The Survivors Network of those Abused by Priests
SNAP Press Statement
April 8, 2008
No response to request; need action not words
Statement by Barbara Blaine, President of SNAP, Survivors Network of those Abused by Priests (312 399 4747)
In January, we wrote to the Pope asking for a chance to meet. We kept our request quiet, hoping to increase the comfort level of Vatican bureaucrats, who we know are often highly reticent about media coverage.
We sent a letter by fax and e mail to the Papal Nuncio here in Washington DC. A copy of that letter is on our website SNAPnetwork.org.
But we have gotten no response. We are disappointed but not surprised.
Frankly, we’re not confident a meeting would accomplish much. In our 20 years of protecting the vulnerable and healing the wounded, we’ve found that it’s far more productive to work with criminal, civil and legal authorities to safeguard kids, instead of wasting energies on church authorities.
Even now, when it comes to child sex crimes and cover ups, church authorities here and elsewhere often deny, minimize, shift blame, point fingers, and shoot the messengers. Many remain fixated on trying to regain ‘trust’ and power, rather than trying to prevent future harm and heal current wounds.
Still, because the church is an enormous world-wide monarchy and the pope is the king, we felt duty-bound to try and sit down with him. And if his staff responds, at this late stage, we would likely agree to meet with him.
But we’re not hopeful about either a papal meeting or seeing real church reform. The founders of the United States believed that unchecked power was destined to be abused. The last few centuries, the wisdom of their belief has been proven time and time again. And there is no institution on the planet that is riddled with unchecked power more than the Catholic hierarchy. Until that changes, kids will continue to be molested and the crimes will continue to be concealed and the wrong-doers will experience little if any consequences.
All the apologies and meetings and promises and prayers will matter little.

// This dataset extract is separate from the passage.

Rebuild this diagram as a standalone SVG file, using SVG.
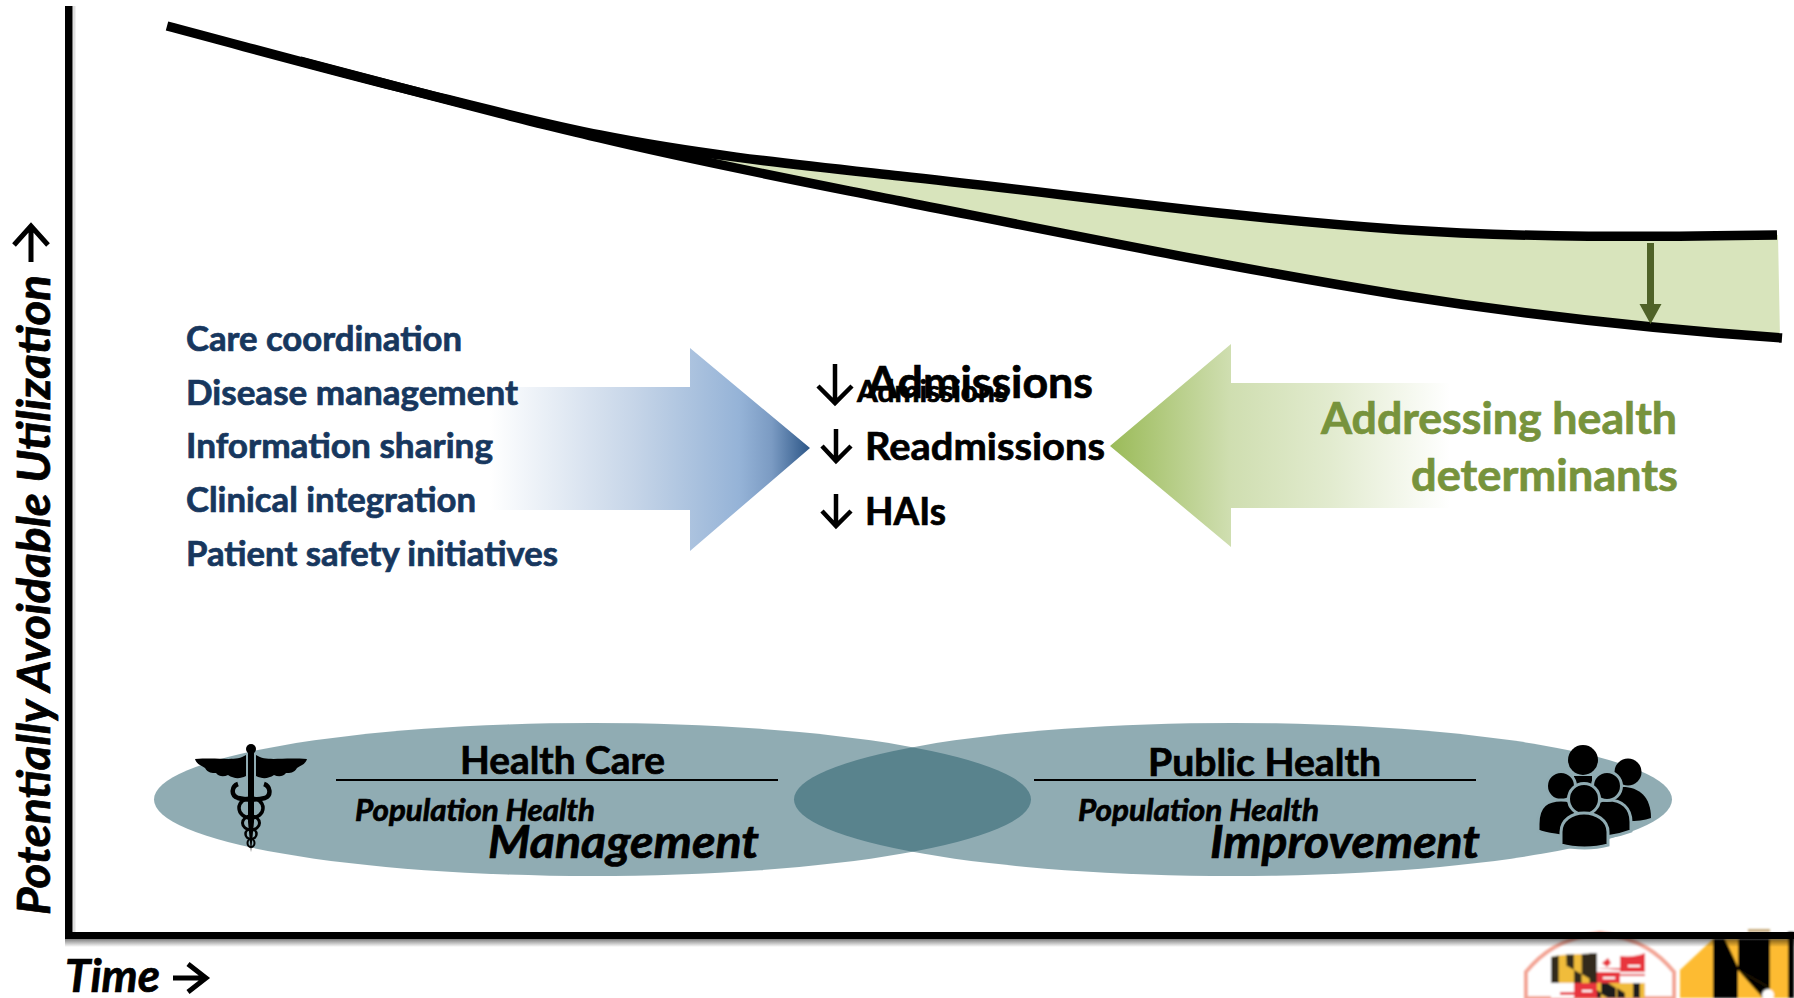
<svg xmlns="http://www.w3.org/2000/svg" width="1794" height="998" viewBox="0 0 1794 998">
<defs>
<linearGradient id="blueG" gradientUnits="userSpaceOnUse" x1="490" y1="0" x2="810" y2="0">
<stop offset="0" stop-color="#ffffff"/><stop offset="0.45" stop-color="#c6d5e8"/><stop offset="0.78" stop-color="#95b3d7"/><stop offset="0.88" stop-color="#7b9bc3"/><stop offset="1" stop-color="#2c5687"/>
</linearGradient>
<linearGradient id="greenG" gradientUnits="userSpaceOnUse" x1="1111" y1="0" x2="1450" y2="0">
<stop offset="0" stop-color="#9bbb59"/><stop offset="0.35" stop-color="#cfdeb0"/><stop offset="0.65" stop-color="#e2ebcf"/><stop offset="1" stop-color="#ffffff"/>
</linearGradient>
<linearGradient id="shadowH" x1="0" y1="0" x2="0" y2="1"><stop offset="0" stop-color="#000" stop-opacity=".5"/><stop offset="1" stop-color="#000" stop-opacity="0"/></linearGradient>
<filter id="soft" x="-5%" y="-5%" width="110%" height="110%"><feGaussianBlur stdDeviation="0.8"/></filter>
</defs>
<style>
.t{font-family:Lato,"Liberation Sans",sans-serif;font-weight:700;stroke-width:.7px;paint-order:stroke}
.navy{fill:#17375e;stroke:#17375e;font-size:33.5px}
.blk{fill:#000;stroke:#000;font-size:38.5px}
.grn{fill:#77933c;stroke:#77933c;font-size:44px}
.it{font-family:Lato,"Liberation Sans",sans-serif;font-weight:700;font-style:italic;fill:#000;stroke:#000;stroke-width:.7px}
.ell{fill:#215968;fill-opacity:.5}
.arr{fill:none;stroke:#000;stroke-width:4.5}
.curve{fill:none;stroke:#000;stroke-width:9.5}
.rule{stroke:#000;stroke-width:1.8}
</style>
<g id="wedge"><path d="M600,135 C700,155 800,165 900,176 C1067,194 1233,218 1400,229.500 C1526,238 1651,237 1778,235 L1780,338 C1655,329 1527,315 1400,295 C1233,268 1067,234 900,201 C800,181 700,162 600,138Z" fill="#d8e4bc"/></g>
<g id="logo-shield" filter="url(#soft)">
<path d="M1526,998V972C1540,955 1560,938 1600,933 1640,938 1660,955 1674,972V998Z" fill="#fff" stroke="#f3a595" stroke-width="4"/>
<g id="flag">
<path d="M1551,957C1565,953 1580,955 1597,953V983H1551Z" fill="#f0bc3a"/>
<path d="M1597,953C1612,958 1630,958 1645,953V983H1597Z" fill="#fff"/>
<rect x="1551" y="983" width="46" height="15" fill="#fff"/>
<rect x="1597" y="983" width="48" height="15" fill="#f0bc3a"/>
<path d="M1551,957L1558.700,955.500V961.300L1551,957ZM1558.700,961.300L1551,957V983H1558.700ZM1566.300,955V965.700L1574,970V954.500H1566.300ZM1574,970V983H1581.700V974.300L1574,970ZM1581.700,954V974.300L1589.300,978.700V953.500ZM1589.300,978.700V983H1597V953H1589.300Z" fill="#1c1c1c" fill-opacity=".9"/>
<path d="M1558.700,961.300H1566.300V965.700ZM1566.300,965.700V983H1574V970ZM1581.700,974.300V983H1589.300V978.700Z" fill="#f0bc3a"/>
<path d="M1601,983h7l8,5v10h-8l-7,-4zM1617,988l8,5v5h-8zM1633,983h7v15h-7zM1597,990l4,3v5h-4z" fill="#1c1c1c"/>
<path d="M1620,956C1630,957 1638,956 1645,953V972H1620ZM1597,972H1620V983H1597ZM1574,983H1597V998H1574Z" fill="#e8343c"/>
<path d="M1597,968h23v-10h3v12h-3zM1620,976h25v-2h-25zM1602,963l6,-5 3,5 -4,4zM1626,961h10v3h-10zM1560,992h14v3h-14zM1580,988h12v3h-12z" fill="#e8343c"/>
<path d="M1628,965h12v2h-12zM1603,977h12v2h-12zM1582,990h10v2h-10z" fill="#fff"/>
</g>
</g>
<g id="logo-m" filter="url(#soft)">
<path d="M1680,998V970L1713,939H1788V998Z" fill="#fdbb30"/>
<path d="M1713,939H1770V988L1738,970V998H1713Z" fill="#000"/>
<path d="M1725,939H1738V967Z" fill="#fdbb30"/>
<path d="M1738,973L1763,998H1738Z" fill="#fdbb30"/>
<path d="M1738,970L1770,988 1763,998Z" fill="#000"/>
<circle cx="1768" cy="995" r="6" fill="#fff"/>
<rect x="1788" y="932" width="6" height="66" fill="#000"/>
<rect x="1748" y="929" width="22" height="3" fill="#c8ad7f"/>
</g>
<g id="axes">
<rect x="72.500" y="6" width="3" height="926" fill="#000" fill-opacity=".12"/>
<rect x="65" y="939" width="1729" height="8" fill="url(#shadowH)"/>
<rect x="65" y="6" width="7.500" height="933" fill="#000"/>
<rect x="65" y="932" width="1729" height="7" fill="#000"/>
</g>
<g id="connectors">
<path class="curve" d="M167,26 C245,46.600 322,68 400,87.500 C467,104 533,121.700 600,135 C700,155 800,165 900,176 C1067,194 1233,218 1400,229.500 C1526,238 1651,237 1777,235"/>
<path class="curve" d="M300,61 C367,79 433,96 500,113.500 C533,122 567,130 600,138 C700,162 800,181 900,201 C1067,234 1233,268 1400,295 C1527,315 1655,329 1782,338"/>
<path d="M1647,243h7v61h7.500l-11,20 -11,-20h7.500z" fill="#4f6228"/>
</g>
<g id="arrow-care"><path d="M490,387H690V348L810,448 690,551V510H490Z" fill="url(#blueG)"/></g>
<g id="arrow-health"><path d="M1450,383H1231V344L1110,446 1231,547V508H1450Z" fill="url(#greenG)"/></g>
<g id="interventions">
<text class="t navy" x="186" y="351" textLength="276" lengthAdjust="spacingAndGlyphs">Care coordination</text>
<text class="t navy" x="186" y="405" textLength="332" lengthAdjust="spacingAndGlyphs">Disease management</text>
<text class="t navy" x="186" y="458" textLength="307" lengthAdjust="spacingAndGlyphs">Information sharing</text>
<text class="t navy" x="186" y="512" textLength="290" lengthAdjust="spacingAndGlyphs">Clinical integration</text>
<text class="t navy" x="186" y="566" textLength="372" lengthAdjust="spacingAndGlyphs">Patient safety initiatives</text>
</g>
<g id="outcomes">
<path class="arr" d="M835,364V403M818,386L835,403 852,386"/>
<path class="arr" d="M836,429V461M822,446L836,461 851,446"/>
<path class="arr" d="M836,494V526M822,511L836,526 851,511"/>
<text class="t" x="857" y="402" font-size="30" fill="#000" stroke="#000" textLength="151" lengthAdjust="spacingAndGlyphs">Admissions</text>
<text class="t blk" x="867" y="398" style="font-size:43px" textLength="226" lengthAdjust="spacingAndGlyphs">Admissions</text>
<text class="t blk" x="865" y="459.500" textLength="240" lengthAdjust="spacingAndGlyphs">Readmissions</text>
<text class="t blk" x="865" y="524.500" textLength="81" lengthAdjust="spacingAndGlyphs">HAIs</text>
</g>
<g id="determinants">
<text class="t grn" x="1321" y="433.500" textLength="356" lengthAdjust="spacingAndGlyphs">Addressing health</text>
<text class="t grn" x="1411" y="491" textLength="267" lengthAdjust="spacingAndGlyphs">determinants</text>
</g>
<g id="health-care">
<ellipse class="ell" cx="592.500" cy="799.500" rx="438.500" ry="76.500"/>
<text class="t blk" x="460" y="774" textLength="205" lengthAdjust="spacingAndGlyphs">Health Care</text>
<line class="rule" x1="336" y1="780" x2="778" y2="780"/>
<text class="it" x="355" y="820.500" font-size="30" textLength="240" lengthAdjust="spacingAndGlyphs">Population Health</text>
<text class="it" x="488" y="858" font-size="46" textLength="271" lengthAdjust="spacingAndGlyphs">Management</text>
</g>
<g id="public-health">
<ellipse class="ell" cx="1233" cy="799.500" rx="439" ry="76.500"/>
<text class="t blk" x="1148" y="775.500" textLength="233" lengthAdjust="spacingAndGlyphs">Public Health</text>
<line class="rule" x1="1034" y1="780" x2="1476" y2="780"/>
<text class="it" x="1078" y="820.500" font-size="30" textLength="241" lengthAdjust="spacingAndGlyphs">Population Health</text>
<text class="it" x="1210" y="858" font-size="46" textLength="270" lengthAdjust="spacingAndGlyphs">Improvement</text>
</g>
<g id="caduceus">
<circle cx="251" cy="749" r="5"/>
<path d="M248,752h6v70l-3,30 -3,-30z"/>
<path d="M246,755C235,762 222,757 195,759 197,765 201,765 205,768 208,773 212,773 216,773 219,777 224,777 228,775 234,779 240,779 246,776Z"/>
<path d="M256,755C267,762 280,757 307,759 305,765 301,765 297,768 294,773 290,773 286,773 283,777 278,777 274,775 268,779 262,779 256,776Z"/>
<g fill="none" stroke="#000">
<path stroke-width="4.500" d="M238,784C232,786 230,795 238,798 245,800 258,800 265,798 272,795 270,786 264,784"/>
<ellipse cx="251" cy="808" rx="12" ry="10" stroke-width="3.500"/>
<ellipse cx="251" cy="823" rx="8.500" ry="7" stroke-width="3"/>
<ellipse cx="251" cy="834" rx="5.500" ry="5" stroke-width="2.500"/>
<ellipse cx="251" cy="843" rx="3.500" ry="4" stroke-width="2"/>
</g>
</g>
<g id="people" stroke="#8fabb2" stroke-width="3">
<circle cx="1628" cy="772" r="13.500" stroke="none"/>
<path stroke="none" d="M1606,790C1630,782 1651,790 1651,818 1640,822 1625,822 1606,820Z"/>
<circle cx="1583" cy="760" r="15" stroke="none"/>
<rect x="1574" y="776" width="18" height="18" stroke="none"/>
<circle cx="1561" cy="786" r="14.500"/>
<path d="M1538,824C1538,805 1548,800 1561,800 1574,800 1584,806 1584,824V838C1568,837 1550,836 1538,831Z"/>
<path d="M1586,838V824C1586,806 1596,800 1608,800 1622,800 1631,808 1631,822V831C1618,836 1600,838 1586,838Z"/>
<circle cx="1607" cy="786" r="14.500"/>
<circle cx="1584" cy="799" r="15.500"/>
<path d="M1561,845V832C1561,820 1572,813 1584,813 1596,813 1608,820 1608,832V845C1594,849 1575,849 1561,845Z"/>
</g>
<g id="axis-labels">
<text class="it" font-size="45" transform="translate(50,915) rotate(-90)" textLength="640" lengthAdjust="spacingAndGlyphs">Potentially Avoidable Utilization</text>
<path d="M31,262V226M14,245L31,226 48,245" fill="none" stroke="#000" stroke-width="5"/>
<text class="it" x="65" y="992" font-size="45" textLength="95" lengthAdjust="spacingAndGlyphs">Time</text>
<path d="M173,978H205M188,964L206,978 188,992" fill="none" stroke="#000" stroke-width="5"/>
</g>
</svg>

We do suspect, however, that next week, the pope will do what some bishops have done, belatedly and begrudgingly: meet behind closed doors with a small, carefully-chosen group of survivors. We predict he’ll include people like Michael Bland of Chicago, who is paid by the archdiocese there. And we predict that the papal handlers and public relations team will work overtime to portray the meeting as ‘historic,’ ‘groundbreaking’ and ‘moving.’ (It will be part and parcel of the obvious strategy to ‘soften’ and ‘humanize’ this pope, and show that he allegedly ‘gets it’ when it comes to child molestation.)
Perhaps such a meeting will be meaningful to those who are chosen to attend. But in the big picture, we suspect and fear it will be meaningless, if not hurtful.
It could be hurtful because so many Catholics desperately want to believe that the hierarchy is changing. They’ll be tempted to latch on to such a meeting, or any papal comments about the on-going crisis, as ‘proof’ that all this suffering hasn’t been in vain and that Vatican officials are finally starting to understand.
And what little momentum toward genuine reform that exists will be further dissipated.
Again, action, not words, protects kids.
Instead of meaningless posturing and empty words, here are two simple steps that would make a difference:
Those who commit child sex crimes are largely driven by compulsive, overwhelming desires they can’t control. So they cannot be deterred.
Those who cover up child sex crimes, however, can be deterred. All it takes are consequences. But when no one is ever punished for shunning victims, deceiving parishioners, stonewalling police, rebuffing prosecutors, destroying evidence, keeping silent or putting kids at risk, then those behaviors will continue.
No one is in a better position to discipline wrong-doers than the Pope. Yet he hasn’t done it.
He ignores US bishops who’ve violated their own sex abuse policy. Nebraska bishop Fabian Bruskewitz has, for five years, refused to honor the policy. Yet he’s suffered no penalty. Last month, two of America’s largest dioceses (Boston and Rockville Centre) were declared ‘not in compliance’ with the most crucial part of the policy – the requirement that kids be taught abuse prevention. Again, no consequences were issued.
ADOPTING SEX ABUSE POLICIES ELSEWHERE
Many other nations lack the institutions in the US that have helped expose the on-going crisis: aggressive journalism, independent judiciary, sophisticated law enforcement, and a strong civil justice system. Kids in other countries are far more vulnerable to clergy sex abuse than American kids are. Yet the Pope has done virtually nothing to protect them.
It is time for change. The Pope’s visit to the United States offers a unique opportunity for change to begin. We hope this moment will not pass by without true reforms. We remain ever hopeful. The stakes are so high that we are compelled to remain hopeful because we don’t want even one more child to hurt. We will continue to do all we can to protect the vulnerable and heal the wounded.